David Welch Pogue (born March 9, 1963) is an American technology and science writer and TV presenter, and correspondent for CBS News Sunday Morning.

He has hosted 18 Nova specials on PBS, including Nova ScienceNow, the Making Stuff series in 2011 and 2013, and Hunting the Elements in 2012. Pogue has written or co-written seven books in the For Dummies series, and in 1999, he launched his own series of computer how-to books called the Missing Manual series, which now includes more than 100 titles. He also wrote The World According to Twitter (2009) and Pogue's Basics (2014), a New York Times bestseller.

In 2013, Pogue left The New York Times to join Yahoo!, where he would create a new consumer-technology Web site.
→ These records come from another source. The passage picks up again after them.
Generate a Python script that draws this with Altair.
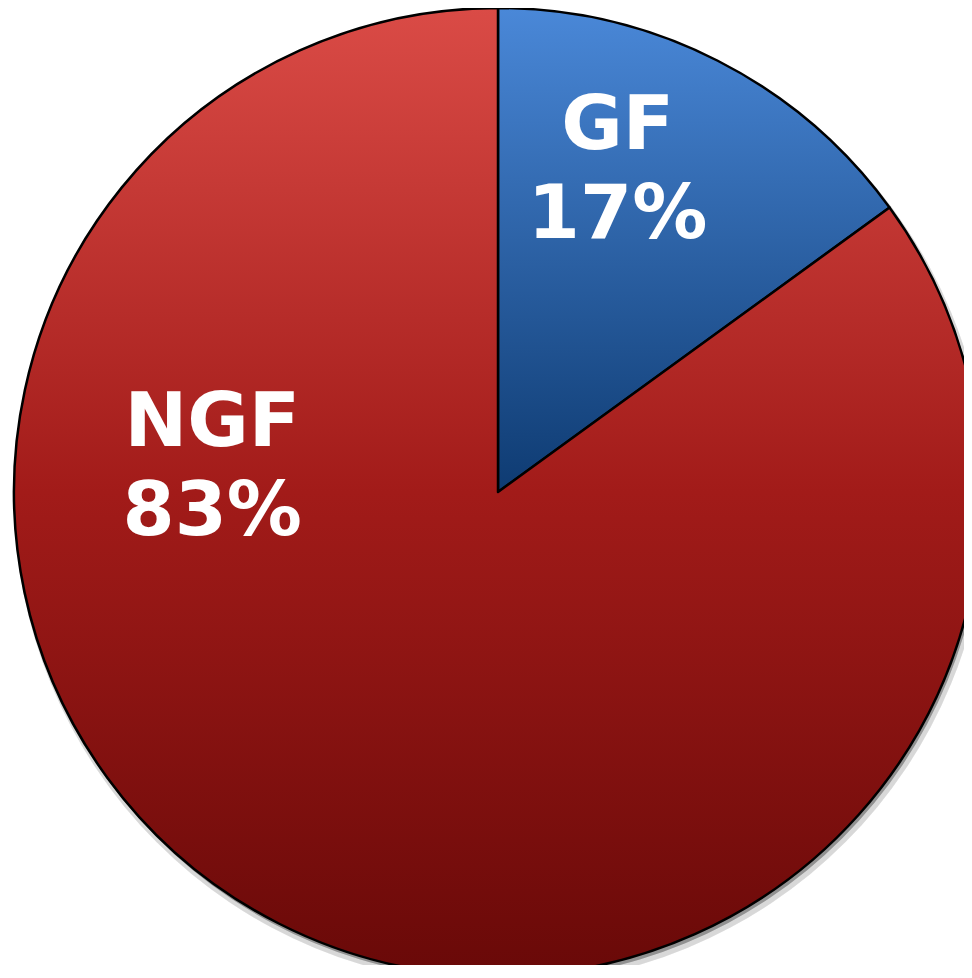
import altair as alt
import pandas as pd

categories = ["GF", "NGF"]
shares = [15, 85]          # slice sizes as drawn
pct_labels = ["17%", "83%"]
order_idx = [0, 1]

df = pd.DataFrame({"cat": categories, "value": shares, "pct": pct_labels, "idx": order_idx})

CX, CY, R = 490, 484, 484

red_grad = alt.Gradient(
    gradient="linear", x1=0, y1=0, x2=0, y2=1,
    stops=[alt.GradientStop(offset=0, color="#da4b46"),
           alt.GradientStop(offset=0.5, color="#a21b19"),
           alt.GradientStop(offset=1, color="#690908")])
blue_grad = alt.Gradient(
    gradient="linear", x1=0, y1=0, x2=0, y2=1,
    stops=[alt.GradientStop(offset=0, color="#4a88d8"),
           alt.GradientStop(offset=1, color="#0e3b72")])

base = alt.Chart(df)

shadow1 = base.mark_arc(theta=0, theta2=6.2832, radius=R + 3, fill="#000000", opacity=0.08).encode(
    x=alt.value(CX + 3), y=alt.value(CY + 6))
shadow2 = base.mark_arc(theta=0, theta2=6.2832, radius=R, fill="#000000", opacity=0.18).encode(
    x=alt.value(CX + 2), y=alt.value(CY + 4))

pie = base.mark_arc(radius=R, stroke="#000000", strokeWidth=2.5, strokeJoin="round").encode(
    theta=alt.Theta("value:Q", stack=True, scale=alt.Scale(domain=[0, 100])),
    order=alt.Order("idx:Q"),
    fill=alt.condition("datum.cat == 'GF'", alt.value(blue_grad), alt.value(red_grad)),
    x=alt.value(CX), y=alt.value(CY),
)

stacked = base.transform_stack(
    stack="value", groupby=[], as_=["v0", "v1"], sort=[alt.SortField("idx")]
).transform_calculate(
    mid="(datum.v0 + datum.v1) / 2",
    label="datum.cat + '\\n' + datum.pct",
)

def label_layer(cat, radius, dx, dy):
    return stacked.transform_filter(alt.datum.cat == cat).mark_text(
        radius=radius, dx=dx, dy=dy, lineBreak="\n", lineHeight=89,
        font="DejaVu Sans", fontWeight="bold", fontSize=75, color="#ffffff",
        align="center", baseline="middle",
    ).encode(
        theta=alt.Theta("mid:Q", stack=None, scale=alt.Scale(domain=[0, 100])),
        text="label:N",
        x=alt.value(CX), y=alt.value(CY),
    )

gf_text = label_layer("GF", 345, -37, -59)
ngf_text = label_layer("NGF", 288, -155, -326)

chart = alt.layer(shadow1, shadow2, pie, gf_text, ngf_text).resolve_scale(
    theta="independent"
).properties(
    width=956, height=957, autosize="none", padding=0
).configure_view(stroke=None)

chart.save("out.html", embed_options={"renderer": "svg", "actions": False})
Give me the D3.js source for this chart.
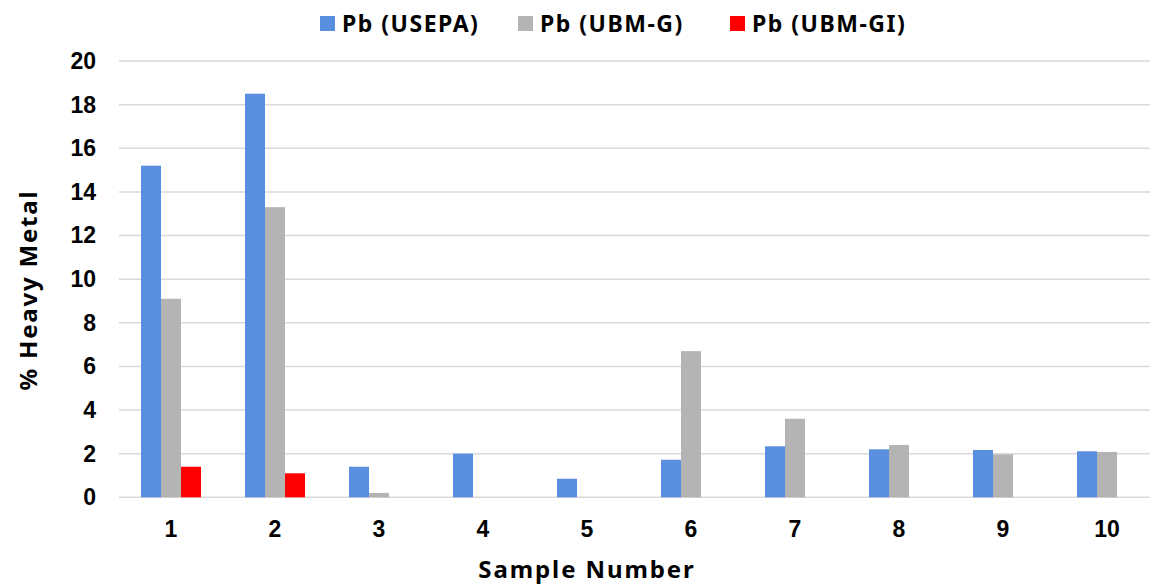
<!DOCTYPE html>
<html>
<head>
<meta charset="utf-8">
<script src="https://cdn.jsdelivr.net/npm/d3@7"></script>
<style>
  body { margin: 0; background: #fff; }
  svg { display: block; font-family: "Noto Sans", "DejaVu Sans", sans-serif; font-weight: bold; }
</style>
</head>
<body>
<div id="chart"></div>
<script>
// data
const samples = ['1', '2', '3', '4', '5', '6', '7', '8', '9', '10'];
const seriesNames = ['Pb (USEPA)', 'Pb (UBM-G)', 'Pb (UBM-GI)'];
const usepa = [15.2, 18.5, 1.4, 2.0, 0.85, 1.72, 2.34, 2.2, 2.17, 2.11];
const ubmG = [9.1, 13.3, 0.2, 0, 0, 6.7, 3.6, 2.4, 1.97, 2.08];
const ubmGI = [1.4, 1.1, 0, 0, 0, 0, 0, 0, 0, 0];
const yTicks = [0, 2, 4, 6, 8, 10, 12, 14, 16, 18, 20];
const colors = ['#5a8fe0', '#b4b4b4', '#ff0000'];

const width = 1150;
const height = 584;
const margin = { top: 61, right: -9, bottom: 87, left: 119 };

const table = samples.map((s, i) => ({
  sample: s,
  values: [usepa[i], ubmG[i], ubmGI[i]]
}));

const svg = d3.select('#chart')
    .append('svg')
    .attr('width', width)
    .attr('height', height);

const x = d3.scaleBand()
    .domain(samples)
    .range([margin.left, width - margin.right])
    .paddingInner(0.423)
    .paddingOuter(0.2115);

const xs = d3.scaleBand()
    .domain(d3.range(seriesNames.length))
    .range([0, x.bandwidth()]);

const y = d3.scaleLinear()
    .domain([0, 20])
    .range([height - margin.bottom + 0.3, margin.top]);

// gridlines
svg.append('g')
    .selectAll('line')
    .data(yTicks)
    .join('line')
    .attr('x1', margin.left)
    .attr('x2', width)
    .attr('y1', (d) => y(d))
    .attr('y2', (d) => y(d))
    .attr('stroke', '#d9d9d9')
    .attr('stroke-width', 1.5);

// bars
svg.append('g')
    .selectAll('g')
    .data(table)
    .join('g')
    .attr('transform', (d) => `translate(${x(d.sample)},0)`)
    .selectAll('rect')
    .data((d) => d.values.map((v, k) => ({ v, k })))
    .join('rect')
    .attr('x', (d) => xs(d.k))
    .attr('width', xs.bandwidth())
    .attr('y', (d) => y(d.v))
    .attr('height', (d) => y(0) - y(d.v))
    .attr('fill', (d) => colors[d.k]);

// y axis labels
const yAxis = svg.append('g')
    .attr('transform', `translate(${margin.left - 23},0)`)
    .call(d3.axisLeft(y).tickValues(yTicks).tickSize(0).tickPadding(0));
yAxis.select('.domain').remove();
yAxis.selectAll('text')
    .attr('font-size', 23)
    .attr('font-weight', 'bold')
    .attr('font-family', null)
    .attr('fill', '#000');

// x axis labels
const xAxis = svg.append('g')
    .attr('transform', `translate(0,${y(0)})`)
    .call(d3.axisBottom(x).tickSize(0).tickPadding(23));
xAxis.select('.domain').remove();
xAxis.selectAll('text')
    .attr('font-size', 23)
    .attr('font-weight', 'bold')
    .attr('font-family', null)
    .attr('fill', '#000');

// axis titles
svg.append('text')
    .attr('x', 587)
    .attr('y', 578)
    .attr('text-anchor', 'middle')
    .attr('font-size', 24)
    .attr('letter-spacing', 1.9)
    .text('Sample Number');

svg.append('text')
    .attr('transform', 'translate(37,290) rotate(-90)')
    .attr('text-anchor', 'middle')
    .attr('font-size', 24)
    .attr('letter-spacing', 1.8)
    .text('% Heavy Metal');

// legend
const legendX = [320, 518, 730];
const legend = svg.append('g')
    .selectAll('g')
    .data(seriesNames)
    .join('g')
    .attr('transform', (d, i) => `translate(${legendX[i]},16)`);
legend.append('rect')
    .attr('width', 15)
    .attr('height', 15)
    .attr('fill', (d, i) => colors[i]);
legend.append('text')
    .attr('x', 22)
    .attr('y', 16)
    .attr('font-size', 23)
    .attr('letter-spacing', 1.5)
    .text((d) => d);
</script>
</body>
</html>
In 2018 he returned to the Times as the writer of the "Crowdwise" feature for the "Smarter Living" section.

Early years

Pogue was born in Shaker Heights, Ohio, the son of Richard Welch Pogue, an attorney and former managing partner at Jones, Day, Reavis & Pogue, and Patricia Ruth Raney. Pogue graduated from Yale University in 1985 summa cum laude, earning a bachelor's degree in music. He spent ten years working in New York intermittently as a conductor and arranger in Broadway musicals.

Career

thumb|Pogue in 2007

Pogue wrote for Macworld magazine from 1988–2000. His back-page column was called The Desktop Critic. Pogue got his start writing books when Macworld owner IDG asked him to write Macs for Dummies to follow on the success of the first ...For Dummies book, DOS For Dummies, written by Dan Gookin. In the same year, the Discovery HD and Science channels aired his six-episode series, It's All Geek to Me, a how-to show about consumer technology.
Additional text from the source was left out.